Members of a Florida family who for years touted an industrial bleach mixture as a miracle cure for a variety of health conditions, including COVID-19, were found guilty of federal crimes Wednesday in Miami.
Mark Grenon, 65, and sons Jonathan, 37, Joseph, 35, and Jordan, 29, were convicted of conspiring to defraud the United States and deliver misbranded drugs after their church, the Genesis II Church of Health and Healing, sold $1 million worth of their so-called Miracle Mineral Solution, or MMS, according to court records.
The Grenons, who represented themselves and declined to speak or make opening statements during their two-day trial, were hit with the verdict after a jury deliberated for about 30 minutes, the Miami Herald reported.
According to court documents, the Grenons operated their organization online, calling it “a non-religious church” focused on health and healing. Their website included news and testimonials that claimed the Miracle Mineral Solution could cure everything from Alzheimer’s disease to autism.
The solution is actually chlorine dioxide, a powerful bleach often used in industrial water treatment or for stripping textiles and paper, federal authorities said.
The Grenons had created their church with a man named Jim Humble, who claims on his website that he discovered MMS in 1996 during a gold mining expedition in South America. The site describes it as “a simple health formula that cured malaria.”
Humble writes that he’d been interested in health and medicine since managing a Los Angeles health food store, and he also claims to have been a research engineer in the aerospace industry.
“Over the years Jim has maintained his interest in alternative health, and worked with numerous healing modalities including healing his own broken neck in record time using magnets,” his website says.
Humble retired from the church in 2017. He did not immediately respond to HuffPost’s request for a comment.
In a 2014 interview posted online, Mark Grenon spoke about forming the church with Humble. The self-appointed archbishop detailed how he promoted MMS with pseudoscience and conspiracy theories, claiming that modern diseases were not only human-made but “planned.”
“You go back a 150 years ago, they didn’t have all these diseases that are, I believe, man-made by industrial toxins, by chemical, by medicine, by processed foods,” Grenon said. “I’ll go as far to say it was planned to control mankind like this.”
In 2019, the Food and Drug Administration issued a warning to the public about the Miracle Mineral Solution.
“The FDA has received reports of consumers who have suffered from severe vomiting, severe diarrhea, life-threatening low blood pressure caused by dehydration, and acute liver failure after drinking these products,” the agency said.

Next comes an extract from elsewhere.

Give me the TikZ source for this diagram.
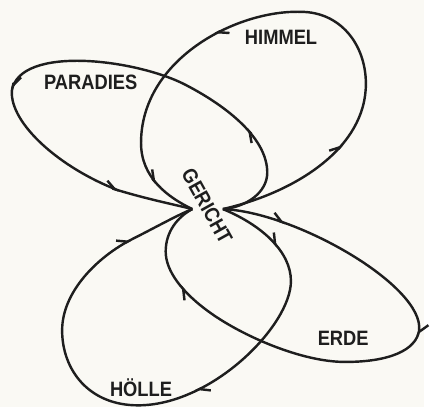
\documentclass[tikz,border=0pt]{standalone}
\usepackage{fontspec}
\newfontfamily\labelfont{Liberation Sans}[FakeStretch=0.88]
\usetikzlibrary{arrows.meta, decorations.markings}
\definecolor{paper}{RGB}{250,249,244}
\definecolor{ink}{RGB}{30,30,30}

\tikzset{
  loopline/.style={line width=1.4pt, draw=ink, postaction={decorate}},
  tag/.style={font=\labelfont\bfseries\fontsize{12}{14}\selectfont, text=ink, inner sep=0pt},
  barbs/.style n args={3}{decoration={markings,
      mark=at position #1 with {\arrow{Straight Barb[left,length=5.5pt,width=7pt]}},
      mark=at position #2 with {\arrow{Straight Barb[left,length=5.5pt,width=7pt]}},
      mark=at position #3 with {\arrow{Straight Barb[left,length=5.5pt,width=7pt]}}}},
}

\begin{document}
\begin{tikzpicture}[x=0.02cm, y=-0.02cm]
  % Paper
  \fill[paper] (0,0) rectangle (430,413);
  % Meeting points either side of the judgement
  \coordinate (gl) at (195,212);
  \coordinate (gr) at (226,212);
  % Labels
  \node[tag] (himmel) at (285,38) {HIMMEL};
  \node[tag] (paradies) at (92,83) {PARADIES};
  \node[tag] (erde) at (348,343) {ERDE};
  \node[tag] (hoelle) at (143,393) {HÖLLE};
  \node[tag, rotate=-61] (gericht) at (210,209) {GERICHT};
  % Himmel loop
  \draw[loopline, barbs={0.22}{0.64}{0.93}] (gr)
    .. controls (300,195) and (371,150) .. (371,85)
    .. controls (371,45) and (345,12) .. (305,12)
    .. controls (240,10) and (143,60) .. (143,145)
    .. controls (143,180) and (170,200) .. (gl);
  % Paradies loop
  \draw[loopline, barbs={0.185}{0.62}{0.875}] (gr)
    .. controls (250,210) and (271,195) .. (271,175)
    .. controls (271,140) and (230,108) .. (190,87)
    .. controls (140,60) and (20,45) .. (12,92)
    .. controls (10,125) and (60,170) .. (120,193)
    .. controls (150,202) and (175,207) .. (gl);
  % Erde loop
  \draw[loopline, barbs={0.106}{0.41}{0.85}] (gr)
    .. controls (300,215) and (430,290) .. (425,335)
    .. controls (422,355) and (395,367) .. (350,367)
    .. controls (305,367) and (245,340) .. (213,317)
    .. controls (185,297) and (168,275) .. (168,255)
    .. controls (168,235) and (180,220) .. (gl);
  % Hoelle loop
  \draw[loopline, barbs={0.108}{0.41}{0.89}] (gr)
    .. controls (265,228) and (295,255) .. (295,285)
    .. controls (295,330) and (215,411) .. (140,411)
    .. controls (90,411) and (63,375) .. (63,335)
    .. controls (63,295) and (100,260) .. (133,243)
    .. controls (155,232) and (180,218) .. (gl);
\end{tikzpicture}
\end{document}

In April 2020, federal authorities announced that they were halting the sale of MMS, calling the product “unapproved, unproven, and potentially dangerous.”
In a video posted to his YouTube channel on July 4 of that year Jonathan Grenon continued to promote MMS for healing illnesses and infections. Less than a week later, he, his father and his two brothers were charged for violating court orders to stop distributing the product.
After they were charged, federal authorities said they searched Jonathan Grenon’s home and found materials to manufacture MMS in his shed.
According to the Justice Department, officers seized a number of blue chemical drums containing nearly 10,000 pounds of sodium chlorite powder, thousands of bottles of MMS, and multiple loaded firearms, including a pump-action shotgun concealed in a custom-made violin case.
At the time, U.S. authorities only took Jonathan and Jordan Grenon into custody since Mark and Joseph Grenon were in Colombia, where they were accused of building a medical misinformation movement that garnered the support of politicians, army officers and celebrities.
Mark and Joseph Grenon were eventually extradited to the U.S. in 2022 following their August 2020 arrest in Colombia, with officials there saying that they sold MMS locally and arranged shipments to Europe and Africa.
The global impact of the Genesis II Church of Health and Healing only increased as the coronavirus pandemic raged. In Bolivia, officials said in 2020 that people could consume chlorine dioxide to treat COVID-19. And in Mexico, celebrity Verónica del Castillo said on Instagram that she used the substance to protect herself from the disease.
The Grenons are scheduled to be sentenced Oct. 6, according to court records.
Despite the Grenons’ arrest and trial, followers of their church continue to promote the bleach solution on a site formerly known as MMS Forum but now called The Chlorine Dioxide Forum.